Бедный папа! Он так хочет доставить мне удовольствие, что стойко выдерживает все представление до конца.
После спектакля спускаемся вниз, на Крещатик. Движение транспорта ночью перекрыто, и можно тихо идти, думая о своем. Знакомая с детства улица неравномерно освещена хаотическими всполохами рекламы. Фонари почему­-то не горят. Бредем по полутемной мостовой. Вечерний ветер лениво гонит по тротуару остатки дневной суеты – банки из-­под пива и колы, упаковки от чипсов, обертки от мороженого. Несмотря на множество людей, гуляющих по ночному городу, очень тихо. Люди говорят вполголоса, наверное, из­-за полутьмы. И над сонной толпой издалека летят нежные звуки свирели. Незамысловатый мотив, навевающий грусть. Ностальжи. Прощание с Киевом. Кто знает, суждено ли нам еще когда­-нибудь свидеться?

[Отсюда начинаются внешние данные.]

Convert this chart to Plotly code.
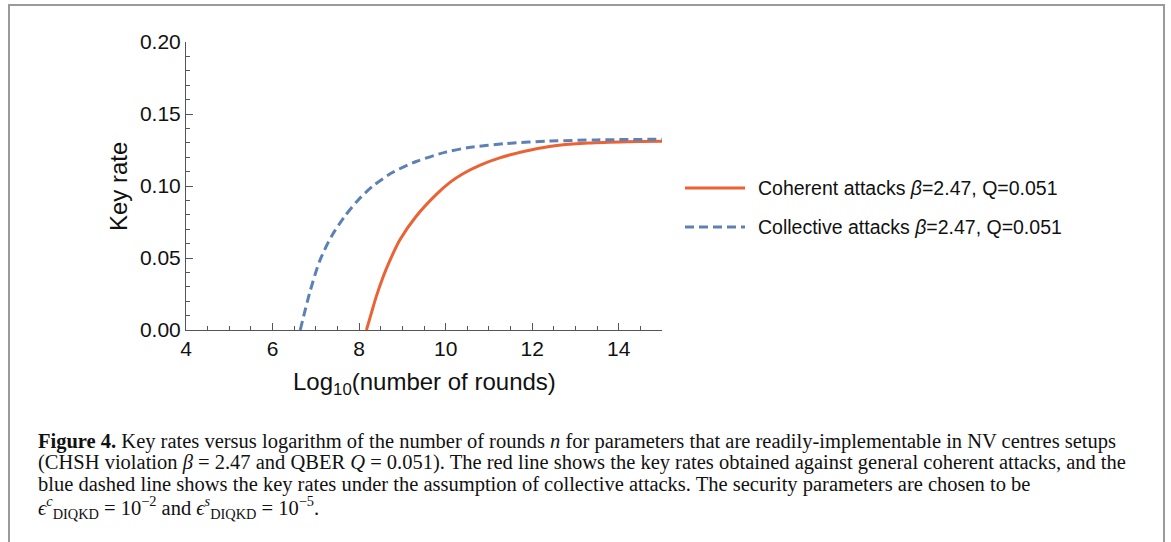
import plotly.graph_objects as go

# ---------------- data ----------------
coherent_x = [8.17, 8.30, 8.40, 8.55, 8.70, 8.94, 9.32, 9.78, 10.1, 10.4, 10.8, 11.25, 11.8, 12.4, 13.3, 14.2, 15.0]
coherent_y = [0.0, 0.0135, 0.0235, 0.0365, 0.0475, 0.0625, 0.079, 0.094, 0.1025, 0.1085, 0.1145, 0.1195, 0.124,
              0.1275, 0.1298, 0.1307, 0.131]

collective_x = [6.64, 6.86, 7.09, 7.36, 7.67, 7.97, 8.32, 8.78, 9.32, 10.0, 10.5, 11.4, 12.4, 13.5, 15.0]
collective_y = [0.0, 0.026, 0.048, 0.065, 0.079, 0.090, 0.100, 0.1095, 0.117, 0.1235, 0.1265, 0.1295, 0.1312, 0.132, 0.1325]

series_names = ["Coherent attacks <i>β</i>=2.47, Q=0.051",
                "Collective attacks <i>β</i>=2.47, Q=0.051"]
series_colors = ["#EB6235", "#5E81B5"]

x_tickvals = [4, 6, 8, 10, 12, 14]
y_tickvals = [0.0, 0.05, 0.10, 0.15, 0.20]
y_ticktext = ["0.00", "0.05", "0.10", "0.15", "0.20"]

caption_lines = [
    "<b>Figure 4.</b> Key rates versus logarithm of the number of rounds <i>n</i> for parameters that are readily-implementable in NV centres setups",
    "(CHSH violation <i>β</i> = 2.47 and QBER <i>Q</i> = 0.051). The red line shows the key rates obtained against general coherent attacks, and the",
    "blue dashed line shows the key rates under the assumption of collective attacks. The security parameters are chosen to be",
    "<i>ϵ</i><sup><i>c</i></sup><sub>DIQKD</sub> = 10<sup>−2</sup> and <i>ϵ</i><sup><i>s</i></sup><sub>DIQKD</sub> = 10<sup>−5</sup>.",
]

# ---------------- layout geometry ----------------
W, H = 1171, 542
L, R, T, B = 186, 662, 42, 330  # plot area in pixels


def px(xp):
    return (xp - L) / (R - L)


def py(yp):
    return (B - yp) / (B - T)


fig = go.Figure()
fig.add_trace(go.Scatter(x=coherent_x, y=coherent_y, mode="lines", name=series_names[0],
                         line=dict(color=series_colors[0], width=3, shape="spline", smoothing=0.8),
                         showlegend=False))
fig.add_trace(go.Scatter(x=collective_x, y=collective_y, mode="lines", name=series_names[1],
                         line=dict(color=series_colors[1], width=3, dash="9px,5px", shape="spline", smoothing=0.8),
                         showlegend=False))

axis_color = "#555555"
sans = "Liberation Sans, Arial, sans-serif"
tick_font = dict(family=sans, size=21, color="#111111")

fig.update_xaxes(range=[4, 15], tickvals=x_tickvals, ticks="inside", ticklen=7, tickcolor=axis_color,
                 showline=True, linecolor=axis_color, linewidth=1, showgrid=False, zeroline=False,
                 tickfont=tick_font, ticklabelstandoff=0,
                 minor=dict(ticks="inside", ticklen=4, dtick=0.5, tick0=4, tickcolor=axis_color, showgrid=False))
fig.update_yaxes(range=[0, 0.2], tickvals=y_tickvals, ticktext=y_ticktext, ticks="inside", ticklen=7,
                 tickcolor=axis_color, showline=True, linecolor=axis_color, linewidth=1, showgrid=False,
                 zeroline=False, tickfont=tick_font, ticklabelstandoff=0,
                 minor=dict(ticks="inside", ticklen=4, dtick=0.01, tick0=0, tickcolor=axis_color, showgrid=False))

annotations = []
# axis titles
annotations.append(dict(text="Log<sub>10</sub>(number of rounds)", x=px(424), y=py(383), xref="paper", yref="paper",
                        showarrow=False, xanchor="center", yanchor="middle",
                        font=dict(family=sans, size=24, color="#111111")))
annotations.append(dict(text="Key rate", x=px(118), y=py(187), xref="paper", yref="paper", textangle=-90,
                        showarrow=False, xanchor="center", yanchor="middle",
                        font=dict(family=sans, size=24, color="#111111")))

# legend (manual, Mathematica style)
shapes = []
legend_y = [188, 227]
dashes = ["solid", "9px,5px"]
for name, color, ly, dsh in zip(series_names, series_colors, legend_y, dashes):
    shapes.append(dict(type="line", xref="paper", yref="paper", x0=px(685), x1=px(745), y0=py(ly), y1=py(ly),
                       line=dict(color=color, width=3, dash=dsh)))
    annotations.append(dict(text=name, x=px(756), y=py(ly), xref="paper", yref="paper", showarrow=False,
                            xanchor="left", yanchor="middle",
                            font=dict(family=sans, size=19.5, color="#111111")))

# caption
caption_y = [441, 462, 484, 507]
for line, cy in zip(caption_lines, caption_y):
    annotations.append(dict(text=line, x=px(36), y=py(cy), xref="paper", yref="paper", showarrow=False,
                            xanchor="left", yanchor="middle",
                            font=dict(family="Liberation Serif, Times New Roman, serif", size=20.5, color="#111111")))

# figure frame
shapes.append(dict(type="rect", xref="paper", yref="paper", x0=px(9), x1=px(1164), y0=py(5), y1=py(600),
                   line=dict(color="#9a9a9a", width=2), fillcolor="rgba(0,0,0,0)", layer="below"))

fig.update_layout(width=W, height=H, margin=dict(l=L, r=W - R, t=T, b=H - B),
                  paper_bgcolor="white", plot_bgcolor="white", showlegend=False,
                  annotations=annotations, shapes=shapes)

fig.write_html("out.html", config={"displayModeBar": False},
               post_script="document.body.style.margin='0px'; document.body.style.overflow='hidden';")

Мы выходим на площадь Независимости, и все мои грустные мысли мгновенно улетучиваются. В прошлый мой приезд на площади уже были кое­-какие новшества: помпезная колонна с символом Украины наверху, колоссальный глобус, множество фонтанов. Но то, что я вижу сейчас, не могло бы прийти в голову даже Босху или Сальвадору Дали. У них была гармония безумия, а здесь – просто безумие, без признаков гармонии. И даже без здравого смысла. Кажется, будто орда распоясавшихся архитекторов, отталкивая друг друга, наперебой обрушивала на несчастную площадь свои проекты. В итоге пространство напоминает бутафорский склад прогоревшей киностудии. Наваленные в беспорядке стелы, колонны, памятники, символы, арки словно стоят и ждут, когда же их наконец расставят по местам. Пытаясь дать хоть какое-­нибудь логическое обоснование увиденному, нахожу несколько версий. Одна из них – власти постарались максимально занять свободное пространство, чтобы не оставалось места для революций – оранжевых, красных, белых, зеленых… Другая версия навеяна стеклянными полусферами, такими же, как в Москве, в Охотном ряду. Безвкусные грандиозные сооружения построены, чтобы утереть нос этим москалям: «У нас – не хуже». Есть и еще предположение: из всех проектов, представленных на конкурс, компетентная комиссия безошибочно утверждала самые бездарные, отвечающие новодельным местечковым вкусам вчерашних выскочек. И стоит посреди Крещатика изуродованная площадь, майдан Независимости. Независимости от здравого смысла. Хороши только фонтаны. Их прозрачная звенящая вода успокаивает и немного сглаживает неприятное впечатление.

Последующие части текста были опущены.